His comments acknowledged the bitterness of the Brexit battle, which underscored strong anti-immigrant sentiment in England that reminded some in the United States of the rhetoric of the U.S. presidential campaign. Lutheran pastor in Denver, Nadia Bolz-Weber tweeted her regrets.
To my UK friends: If the anti-immigrant & fear mongering BS on this side of the pond in any way influenced #Brexit I'm so sorry.
— Nadia Bolz-Weber (@Sarcasticluther) June 24, 2016
Church of England leaders, who largely backed the defeated "Remain" campaign, faced a sharp divide among the faithful from the pews to Parliament.
A joint statement of the Archbishops of Canterbury and York said it was time to “re-imagine both what it means to be the United Kingdom in an interdependent world and what values and virtues should shape and guide our relationships with others,” according to The Telegraph.

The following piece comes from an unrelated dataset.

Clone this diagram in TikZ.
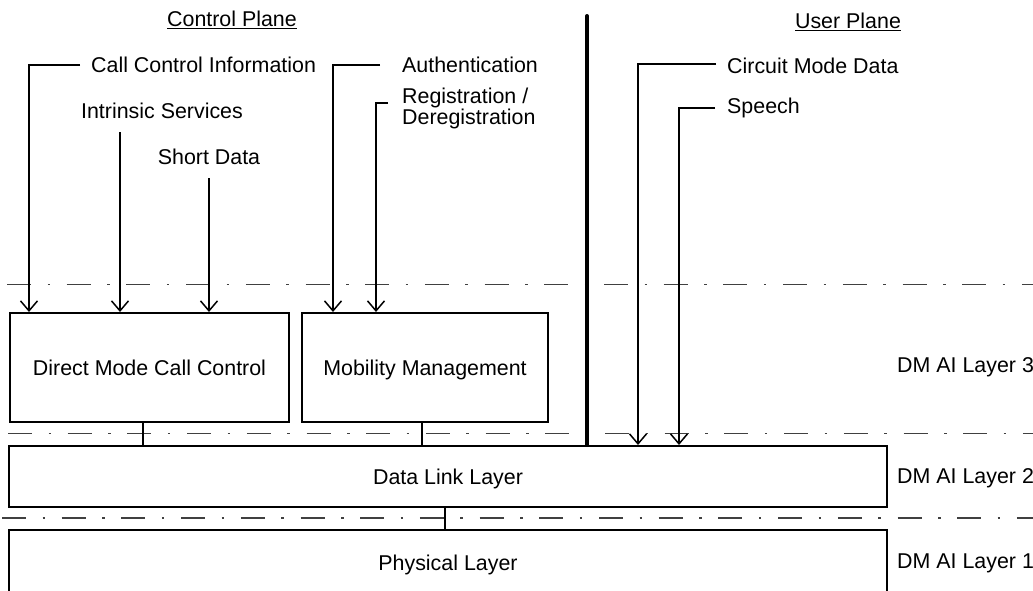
\documentclass[tikz,border=0pt]{standalone}
\usepackage{fontspec}
\setmainfont{Liberation Sans}
\usetikzlibrary{arrows.meta,calc}
\begin{document}
\begin{tikzpicture}[x=1pt,y=-1pt,
  every node/.style={font=\fontsize{21.4}{25}\selectfont, inner sep=0pt},
  blk/.style={draw, line width=2pt, text depth=0pt},
  arr/.style={line width=1.5pt, -{Straight Barb[length=10pt,width=17pt,line width=1.5pt]}},
  wire/.style={line width=1.5pt},
  plane/.style={line width=4pt},
  ddl/.style={line width=1.1pt, black!75, dash pattern=on 24pt off 16.5pt on 2.5pt off 16.7pt}]
\useasboundingbox (0,0) rectangle (1033,590);

% layer separators
\draw[ddl] (7,284.5) -- (1033,284.5);
\draw[ddl] (8,433.7) -- (1033,433.7);
\draw[ddl] (2,518) -- (1033,518);

% boxes
\node[blk, minimum width=279pt, minimum height=109pt] (dmcc) at (149.5,367.5) {Direct Mode Call Control};
\node[blk, minimum width=246pt, minimum height=109pt] (mm) at (425,367.5) {Mobility Management};
\node[blk, minimum width=878pt, minimum height=61pt] (dll) at (448,476.5) {Data Link Layer};
\node[blk, minimum width=878pt, minimum height=66pt] (phy) at (448,563) {Physical Layer};

% plane titles
\node (cp) at (232,20) {\underline{Control Plane}};
\node (up) at (848,22) {\underline{User Plane}};

% service labels
\node[anchor=west] (cci) at (91,65) {Call Control Information};
\node (isv) at (162,111) {Intrinsic Services};
\node (sd) at (209,157) {Short Data};
\node[anchor=west] (auth) at (402,65) {Authentication};
\node[anchor=west, align=left, font=\fontsize{21.4}{19.5}\selectfont] (reg) at (402,108) {Registration /\\Deregistration};
\node[anchor=west] (cmd) at (727,66) {Circuit Mode Data};
\node[anchor=west] (sp) at (727,108) {Speech};

% layer labels
\node[anchor=west] (l3) at (897,367) {DM AI Layer 3};
\node[anchor=west] (l2) at (897,478) {DM AI Layer 2};
\node[anchor=west] (l1) at (897,563) {DM AI Layer 1};

% control plane arrows
\draw[arr] ([xshift=-11pt]cci.west) -| ([xshift=20pt]dmcc.north west);
\coordinate (isvS) at (120,132);
\draw[arr] (isvS) -- (isvS |- dmcc.north);
\coordinate (sdS) at (209,178);
\draw[arr] (sdS) -- (sdS |- dmcc.north);
\draw[arr] ([xshift=-22pt]auth.west) -| ([xshift=32pt]mm.north west);
\draw[arr] ([xshift=-14pt,yshift=5pt]reg.west) -| ([xshift=75pt]mm.north west);

% user plane arrows
\draw[arr] ([xshift=-11pt,yshift=2pt]cmd.west) -| ([xshift=630pt]dll.north west);
\draw[arr] ([xshift=-12pt]sp.west) -| ([xshift=671pt]dll.north west);

% plane separator
\coordinate (ptop) at (587,16);
\draw[plane, line cap=round] (ptop) -- (ptop |- dll.north);

% inter-layer links
\coordinate (c1) at ([xshift=-6.5pt]dmcc.south);
\draw[wire] (c1) -- (c1 |- dll.north);
\coordinate (c2) at ([xshift=-3pt]mm.south);
\draw[wire] (c2) -- (c2 |- dll.north);
\coordinate (c3) at ([xshift=-3pt]dll.south);
\draw[wire] (c3) -- (c3 |- phy.north);
\end{tikzpicture}
\end{document}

“Many of those living among us and alongside us as neighbors, friends and work colleagues come from overseas and some will feel a deep sense of insecurity.
“We must respond by offering reassurance, by cherishing our wonderfully diverse society, and by affirming the unique contribution of each and every one.”
A prominent Catholic theologian who analyzed the bitter campaign said the vote laid out the deep fissures facing not only Britain but all of Europe.
"Each person has thought only of their own interests, egotistical. The ruling class has been like this and also common citizens," the Rev. Timothy Radcliffe, a Dominican priest and theologian, told Italian media.
"The terrible murder of the wonderful MP Jo Cox has brought to light the gap between the establishment and the common people, impoverished and deprived of possibility, whom surrender to the extremism of the right, and respond to difficult situations in which they find themselves with blind violence," Radcliffe said.
But there were also religious voices that rejoiced in Brexit.
The Economist noted that in Northern Ireland, some devoutly evangelical Protestants envision the EU as an instrument of the Antichrist.
They saw the move to leave as a fulfillment of religious prophecy in Revelation 18:4, when evil Babylon falls and a voice from heaven says, "Come out of her, my people, that ye be not partakers of her sins, and that ye receive not of her plagues."
The Economist didn't overlook that some were also attracted to "the prospect of potentially lucrative trade deals with the world's rising powers. Some readers wondered what purpose such economic projects could serve if the end times are so close."